▶ Data shown:
——
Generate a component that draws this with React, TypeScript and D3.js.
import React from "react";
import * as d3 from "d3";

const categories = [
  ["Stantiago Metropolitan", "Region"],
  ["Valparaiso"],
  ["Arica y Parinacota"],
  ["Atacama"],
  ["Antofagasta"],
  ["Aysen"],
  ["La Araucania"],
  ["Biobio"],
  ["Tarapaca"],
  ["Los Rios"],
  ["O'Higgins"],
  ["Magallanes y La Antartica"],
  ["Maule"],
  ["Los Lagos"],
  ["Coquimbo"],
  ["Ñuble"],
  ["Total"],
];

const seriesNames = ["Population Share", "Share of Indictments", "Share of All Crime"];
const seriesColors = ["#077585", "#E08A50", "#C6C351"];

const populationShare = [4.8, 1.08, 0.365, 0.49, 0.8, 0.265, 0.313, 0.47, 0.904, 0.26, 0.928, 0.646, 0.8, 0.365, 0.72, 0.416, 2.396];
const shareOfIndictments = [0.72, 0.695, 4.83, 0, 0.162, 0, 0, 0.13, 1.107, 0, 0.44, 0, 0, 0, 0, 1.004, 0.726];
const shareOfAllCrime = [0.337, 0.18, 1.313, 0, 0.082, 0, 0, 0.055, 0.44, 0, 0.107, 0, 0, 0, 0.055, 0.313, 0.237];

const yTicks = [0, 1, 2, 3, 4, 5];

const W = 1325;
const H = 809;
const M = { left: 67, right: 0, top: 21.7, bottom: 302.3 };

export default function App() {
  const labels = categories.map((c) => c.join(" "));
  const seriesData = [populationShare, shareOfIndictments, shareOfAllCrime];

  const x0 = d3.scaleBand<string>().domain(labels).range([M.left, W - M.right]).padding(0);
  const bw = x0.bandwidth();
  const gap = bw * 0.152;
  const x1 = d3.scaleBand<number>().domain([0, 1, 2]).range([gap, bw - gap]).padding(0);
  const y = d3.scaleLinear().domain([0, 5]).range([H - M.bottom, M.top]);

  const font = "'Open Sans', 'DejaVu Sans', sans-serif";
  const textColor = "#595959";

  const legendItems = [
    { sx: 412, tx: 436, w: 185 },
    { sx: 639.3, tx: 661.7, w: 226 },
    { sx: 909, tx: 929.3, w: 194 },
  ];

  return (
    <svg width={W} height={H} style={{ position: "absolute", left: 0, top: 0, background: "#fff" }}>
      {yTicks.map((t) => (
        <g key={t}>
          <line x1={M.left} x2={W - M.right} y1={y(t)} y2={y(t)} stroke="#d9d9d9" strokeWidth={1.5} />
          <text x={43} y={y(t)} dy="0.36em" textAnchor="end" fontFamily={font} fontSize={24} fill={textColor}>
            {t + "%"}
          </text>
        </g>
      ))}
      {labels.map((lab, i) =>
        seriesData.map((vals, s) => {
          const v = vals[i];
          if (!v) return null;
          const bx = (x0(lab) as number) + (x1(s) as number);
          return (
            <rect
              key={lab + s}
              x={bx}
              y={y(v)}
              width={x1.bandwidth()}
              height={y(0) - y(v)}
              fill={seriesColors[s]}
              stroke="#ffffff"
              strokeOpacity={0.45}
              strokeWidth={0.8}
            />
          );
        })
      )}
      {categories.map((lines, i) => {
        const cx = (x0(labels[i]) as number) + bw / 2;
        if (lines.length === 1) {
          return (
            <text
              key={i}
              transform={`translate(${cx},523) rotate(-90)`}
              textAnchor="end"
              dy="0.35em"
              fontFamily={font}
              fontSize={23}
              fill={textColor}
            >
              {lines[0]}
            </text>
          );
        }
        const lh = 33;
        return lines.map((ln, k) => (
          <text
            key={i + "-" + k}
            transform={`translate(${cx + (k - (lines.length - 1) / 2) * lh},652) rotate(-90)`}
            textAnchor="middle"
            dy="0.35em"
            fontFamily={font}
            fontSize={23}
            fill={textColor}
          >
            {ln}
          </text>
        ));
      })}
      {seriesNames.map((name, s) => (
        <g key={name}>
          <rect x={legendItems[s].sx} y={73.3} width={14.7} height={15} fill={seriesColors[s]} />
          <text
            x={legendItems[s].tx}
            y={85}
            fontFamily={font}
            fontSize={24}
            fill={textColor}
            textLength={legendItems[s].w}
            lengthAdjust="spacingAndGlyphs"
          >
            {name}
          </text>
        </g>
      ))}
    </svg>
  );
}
——
▶ Task directions: The lines from the top of the data above down to the line containing "const yTicks = [0, 1, 2, 3, 4, 5];" are to be copied exactly; no other line should appear.

▶ Written solution:
Generate a component that draws this with React, TypeScript and D3.js.
import React from "react";
import * as d3 from "d3";

const categories = [
  ["Stantiago Metropolitan", "Region"],
  ["Valparaiso"],
  ["Arica y Parinacota"],
  ["Atacama"],
  ["Antofagasta"],
  ["Aysen"],
  ["La Araucania"],
  ["Biobio"],
  ["Tarapaca"],
  ["Los Rios"],
  ["O'Higgins"],
  ["Magallanes y La Antartica"],
  ["Maule"],
  ["Los Lagos"],
  ["Coquimbo"],
  ["Ñuble"],
  ["Total"],
];

const seriesNames = ["Population Share", "Share of Indictments", "Share of All Crime"];
const seriesColors = ["#077585", "#E08A50", "#C6C351"];

const populationShare = [4.8, 1.08, 0.365, 0.49, 0.8, 0.265, 0.313, 0.47, 0.904, 0.26, 0.928, 0.646, 0.8, 0.365, 0.72, 0.416, 2.396];
const shareOfIndictments = [0.72, 0.695, 4.83, 0, 0.162, 0, 0, 0.13, 1.107, 0, 0.44, 0, 0, 0, 0, 1.004, 0.726];
const shareOfAllCrime = [0.337, 0.18, 1.313, 0, 0.082, 0, 0, 0.055, 0.44, 0, 0.107, 0, 0, 0, 0.055, 0.313, 0.237];

const yTicks = [0, 1, 2, 3, 4, 5];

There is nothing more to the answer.